There’s a great post up on the NYT Bits Blog that asks “Do Young Venture Capitalists Have an Advantage?”  While established (i.e., older) venture capitalists have more name recognition and therefore theoretically access to better deal flow, younger VCs are closer to the technology and have more in common with today’s set of technology entrepreneurs – according to the article – which makes them have an advantage in today’s venture market.

This is a great question and one that I think about a lot as I consider ways to be a better venture capitalist myself. In fact, one of the reasons I started this blog was to shed light on the progress of an individual VC as I rose in the business. As part of this I try to think introspectively about what makes a great venture capitalist and how one hones these skills. Seeing the post on the NYT blog seems like a great opportunity to dive into this question again. And the Times has it wrong in my view – they are playing off of a stereotype which may have some general applicability but misplaces the attribute.

Age is not the defining attribute of a good (or bad) venture capitalist – it’s drive. And while there’s some correlation between being a younger VC (which in our business at the partner level is generally late-30’s through mid-40’s) it’s just not the differentiator. In my view all great VCs have drive. And while having drive won’t make you a great VC, not having it will almost certainly leave you behind. I think the Times is mistaking age for this hunger to work, learn and stay current on technology that characterizes the drive of great VCs. It’s true that many people who have been in the venture business for a while lack this drive and it’s also true that many younger VCs that I know have an incredible desire to work hard and succeed but there are plenty of “experienced” VCs that have been at it for 15 years that still wake up every morning charged up for their day and spend their weeks crisscrossing the country in search of new ideas (my partner Brad comes to mind – he’s by no means “older” at only 43, but he has been in the VC business for a long time and without question has no lack of drive or work ethic). 

I may be over-generalizing but in my world view there are Old School VCs and New School VCs.  Old School VCs are partners/firms that prefer to sit back in their offices, have entrepreneurs come to them, invest only in their back yard and show up at monthly board meetings to offer their wisdom. New School VCs are out in the technology community, seek out new trends and companies, engage with the tech ecosystem (both start-ups and more established companies), invest where their investment focus takes them, aren’t afraid to travel and generally work significantly harder than the stereotype of a venture capitalist. The former aren’t necessarily old, they’re just old school. Likewise the latter aren’t necessarily young, they just aren’t resting on their laurels (or don’t have them yet).

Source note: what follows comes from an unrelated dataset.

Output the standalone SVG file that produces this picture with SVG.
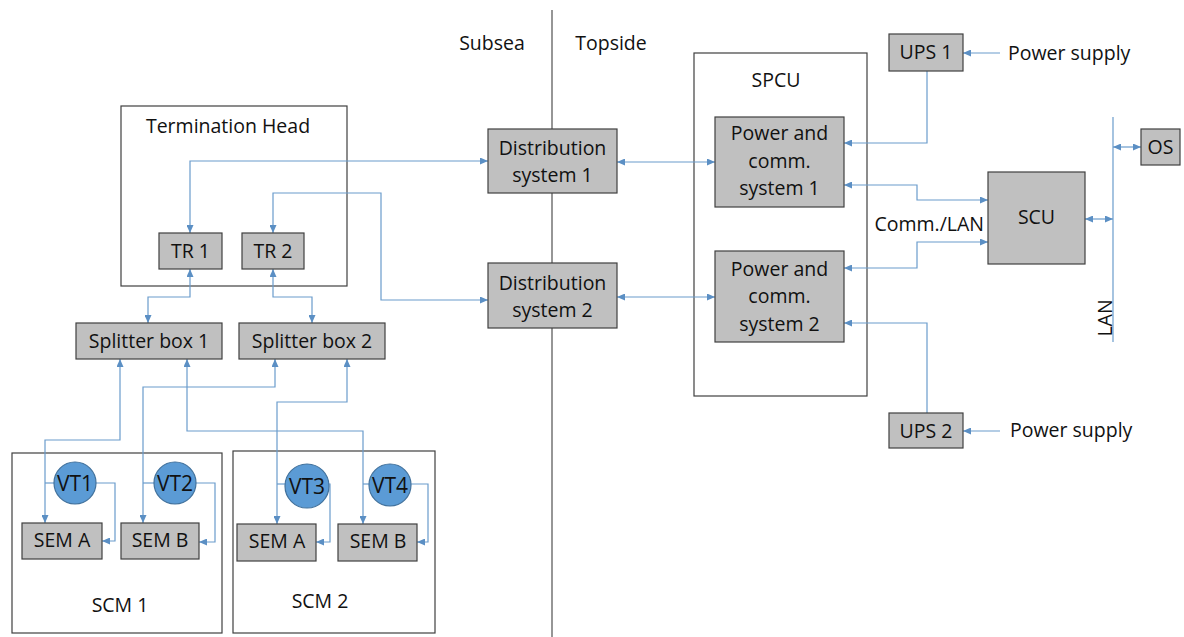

When I think about what we’re trying to accomplish at Foundry Group (and what my friends at similar firms like USV, Spark, True, HW12, etc.) are trying to accomplish I don’t define our style of investing and managing our firm based of our ages. I think about how much my partners and I enjoy our work, how much we care about being successful and how hard we’re willing to work to be so. That drive is not a trait of a young or old venture capitalist – that the trait of successful venture capitalists.

  • Mark

    All good points. But I'm curious, is there any evidence, either statistical or anecdotal, that suggests entrepreneurs prefer younger VC's?

    • sethlevine

      not that i'm aware of mark. it's the right question to ask.

  • Great post Seth. The WSJ article way oversimplified what is indeed an important distinction between “old school” and “new school”.

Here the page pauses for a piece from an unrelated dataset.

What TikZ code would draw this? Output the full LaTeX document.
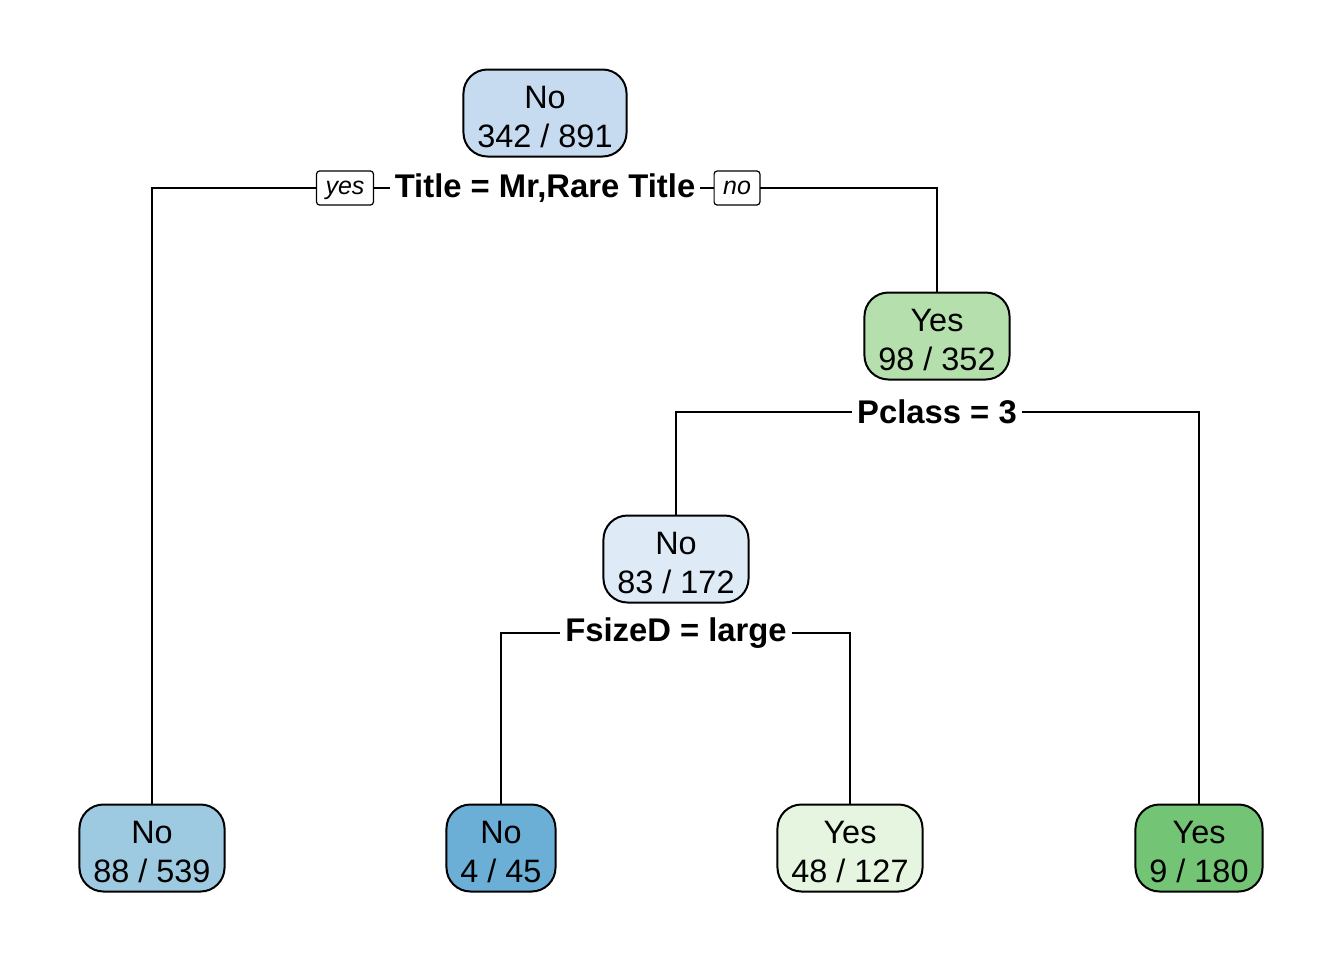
\documentclass[tikz,border=0pt]{standalone}
\usepackage{fontspec}
\setmainfont{Liberation Sans}
\usepackage{xcolor}
\definecolor{rootblue}{HTML}{C6DBEF}
\definecolor{paleblue}{HTML}{DEEBF7}
\definecolor{midblue}{HTML}{9ECAE1}
\definecolor{deepblue}{HTML}{6BAED6}
\definecolor{palegreen}{HTML}{E5F5E0}
\definecolor{midgreen}{HTML}{B5E0AD}
\definecolor{deepgreen}{HTML}{74C476}
\newcommand\fitlabel[2]{\rule{0pt}{15pt}#1\\#2}
\tikzset{
 leafbox/.style={draw=black, line width=1pt, rounded corners=12pt, align=center,
   inner xsep=7pt, minimum height=43.5pt, font=\fontsize{16.2}{19.3}\selectfont},
 splitlab/.style={fill=white, inner xsep=2pt, inner ysep=1pt, font=\bfseries\fontsize{16.4}{18}\selectfont},
 dirlab/.style={draw=black, fill=white, line width=0.6pt, rounded corners=1.5pt, inner xsep=4.5pt,
   text height=8pt, text depth=2pt, minimum height=17pt, font=\itshape\fontsize{12.5}{14}\selectfont},
}
\begin{document}
\begin{tikzpicture}[x=0.5pt, y=-0.5pt, line width=0.9pt]
\useasboundingbox[fill=white] (0,0) rectangle (1344,960);
% nodes
\node[leafbox, fill=rootblue]  (n1) at (545,113) {\fitlabel{No}{342 / 891}};
\node[leafbox, fill=midgreen]  (n3) at (937,336) {\fitlabel{Yes}{98 / 352}};
\node[leafbox, fill=paleblue]  (n6) at (676,559) {\fitlabel{No}{83 / 172}};
\node[leafbox, fill=midblue]   (n2) at (152,848) {\fitlabel{No}{88 / 539}};
\node[leafbox, fill=deepblue]  (n12) at (501,848) {\fitlabel{No}{4 / 45}};
\node[leafbox, fill=palegreen] (n13) at (850,848) {\fitlabel{Yes}{48 / 127}};
\node[leafbox, fill=deepgreen] (n7) at (1199,848) {\fitlabel{Yes}{9 / 180}};
% splits
\node[splitlab] (s1) at (545,188) {Title = Mr,Rare Title};
\node[splitlab] (s3) at (937,412) {Pclass = 3};
\node[splitlab] (s6) at (676,633) {FsizeD = large};
\draw (s1.west) -| (n2.north);
\draw (s1.east) -| (n3.north);
\draw (s3.west) -| (n6.north);
\draw (s3.east) -| (n7.north);
\draw (s6.west) -| (n12.north);
\draw (s6.east) -| (n13.north);
\node[dirlab] (yes) at (345,188) {yes};
\node[dirlab] (no) at (737,188) {no};
\end{tikzpicture}
\end{document}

  • I don't care too much for that article's conclusions. It's based on a few bits of anecdotal evidence. It could have been a useful effort if they had looked at the ages of the VCs who have been making deals in an empirical survey. I agree with you about drive being essential – after all, in what high level business endeavor is it NOT essential?!

  • Lindel

    Did you really just call Brad old? It's fair to say that I agree with your framing, though I do see the benefit of experience as giving older VCs with drive the advantage. It's funny how markets can be different but smell the same.

    • sethlevine

      just “older” 

      i agree with your comment. experience is important and partially why one can’t over generalize that being young gives one an advantage – experience and the ability to pattern map are definitely important pieces of the puzzle.

  • Seth — one thing. The article you are referring to is from The New York Times, not my beloved Wall Street Journal. -Scott Austin

    • sethlevine

      Yikes! You’re absolutely right Scott. I’m really sorry about that. Correction and apology going up now…

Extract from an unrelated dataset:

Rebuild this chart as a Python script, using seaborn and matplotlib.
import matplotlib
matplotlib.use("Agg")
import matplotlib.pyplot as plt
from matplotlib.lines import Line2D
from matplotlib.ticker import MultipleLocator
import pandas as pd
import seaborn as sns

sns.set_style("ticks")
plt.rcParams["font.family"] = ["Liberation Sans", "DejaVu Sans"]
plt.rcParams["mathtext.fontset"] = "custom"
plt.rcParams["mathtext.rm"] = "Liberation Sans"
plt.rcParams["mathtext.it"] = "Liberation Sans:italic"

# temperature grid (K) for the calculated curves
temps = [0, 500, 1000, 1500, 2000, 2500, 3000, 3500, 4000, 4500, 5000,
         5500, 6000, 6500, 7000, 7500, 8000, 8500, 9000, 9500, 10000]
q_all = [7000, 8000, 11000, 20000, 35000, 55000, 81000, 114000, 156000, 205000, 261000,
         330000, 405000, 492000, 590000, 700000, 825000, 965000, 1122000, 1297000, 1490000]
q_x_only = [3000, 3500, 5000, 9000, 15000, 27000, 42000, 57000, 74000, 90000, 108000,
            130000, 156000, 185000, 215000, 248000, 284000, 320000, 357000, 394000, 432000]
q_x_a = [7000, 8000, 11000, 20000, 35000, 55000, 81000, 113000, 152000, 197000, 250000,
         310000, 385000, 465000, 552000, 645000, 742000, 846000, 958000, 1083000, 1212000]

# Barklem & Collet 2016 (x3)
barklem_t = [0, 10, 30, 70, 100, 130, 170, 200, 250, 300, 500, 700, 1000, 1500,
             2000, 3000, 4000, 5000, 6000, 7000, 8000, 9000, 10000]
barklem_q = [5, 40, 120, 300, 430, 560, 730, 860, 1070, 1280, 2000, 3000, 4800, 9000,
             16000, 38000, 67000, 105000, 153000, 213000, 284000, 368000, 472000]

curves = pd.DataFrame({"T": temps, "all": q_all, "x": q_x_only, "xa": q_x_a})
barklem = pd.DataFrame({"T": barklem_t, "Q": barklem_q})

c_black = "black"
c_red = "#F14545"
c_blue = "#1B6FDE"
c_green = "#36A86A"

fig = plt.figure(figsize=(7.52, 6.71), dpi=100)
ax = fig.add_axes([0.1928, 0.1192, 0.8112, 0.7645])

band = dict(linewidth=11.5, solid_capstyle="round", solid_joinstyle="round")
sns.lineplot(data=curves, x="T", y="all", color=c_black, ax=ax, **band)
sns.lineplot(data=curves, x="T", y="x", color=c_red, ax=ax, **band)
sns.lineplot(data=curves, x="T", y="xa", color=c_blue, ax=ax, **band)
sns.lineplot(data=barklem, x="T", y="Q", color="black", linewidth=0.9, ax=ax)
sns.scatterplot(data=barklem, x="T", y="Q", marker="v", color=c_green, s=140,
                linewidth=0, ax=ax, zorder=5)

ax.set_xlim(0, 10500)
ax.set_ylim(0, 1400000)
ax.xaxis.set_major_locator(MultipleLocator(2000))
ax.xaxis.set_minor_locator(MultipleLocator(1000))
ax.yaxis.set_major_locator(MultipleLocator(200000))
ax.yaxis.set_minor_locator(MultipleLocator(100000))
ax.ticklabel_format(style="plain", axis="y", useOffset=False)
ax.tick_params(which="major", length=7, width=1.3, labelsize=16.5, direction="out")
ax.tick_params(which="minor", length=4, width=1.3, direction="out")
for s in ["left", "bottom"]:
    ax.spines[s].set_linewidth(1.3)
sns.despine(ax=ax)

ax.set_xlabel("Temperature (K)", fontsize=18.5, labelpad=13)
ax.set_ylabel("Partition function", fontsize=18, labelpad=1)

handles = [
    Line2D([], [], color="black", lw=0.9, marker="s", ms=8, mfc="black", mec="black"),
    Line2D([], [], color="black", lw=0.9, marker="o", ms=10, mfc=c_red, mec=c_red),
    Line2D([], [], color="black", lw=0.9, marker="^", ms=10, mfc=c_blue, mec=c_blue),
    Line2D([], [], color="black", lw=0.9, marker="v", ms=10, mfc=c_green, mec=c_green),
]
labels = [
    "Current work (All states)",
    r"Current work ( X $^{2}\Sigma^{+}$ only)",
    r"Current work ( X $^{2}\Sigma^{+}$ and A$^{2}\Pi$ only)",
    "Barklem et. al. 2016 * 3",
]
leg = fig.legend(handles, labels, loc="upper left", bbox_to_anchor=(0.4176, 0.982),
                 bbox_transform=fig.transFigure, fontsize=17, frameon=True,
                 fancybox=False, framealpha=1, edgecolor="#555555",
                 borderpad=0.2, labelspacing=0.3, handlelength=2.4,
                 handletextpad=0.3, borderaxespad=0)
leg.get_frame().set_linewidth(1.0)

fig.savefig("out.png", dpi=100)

  • Let's all hope that VCs invest in winners – winning concepts and winning attitudes regardless of age. A team's age should not get in the way of the realization of a potential value to society or to its investors. This entire notion of start team age reminds me of how some people differentiate based on sex, race, or disabilities. An observation: In a way, the whole notion seems kind of paradoxical. Older VCs (say older than 45) still have a predilection to invest in young teams. If they are older, are they still qualified to judge? Are they current enough to understand? Is it he who has the gold? Out of six in the last year, the last four startups we provided consulting services to had founders older than 40. The largest seed round went to the oldest team in terms of age. The investment came from a private investor who is a known VC. The two founders were both nearing 60. What did they have? A winning concept and a winning attitude. What's more, they had contacts and reach. A compromise: Perhaps if VCs have some concerns in this area, they can hedge their bets by suggesting newer members to join the founding team. Usually the founders just want to launch and realize their potential.
    I am a 50-year old startup consultant. My partner is my age. I hope what we at 3 Big Heads has to offer is currency in terms of technology and markets seasoned with understanding and experience. We don't find that young founders have a problem with our “advanced” age. They just want our brains!

    • sethlevine

      you point out another flaw in the article. i think their assumption that many venture backed companies are founded by younger teams isn’t correct. one look at our own portfolio should confirm that.  thanks for pointing this out.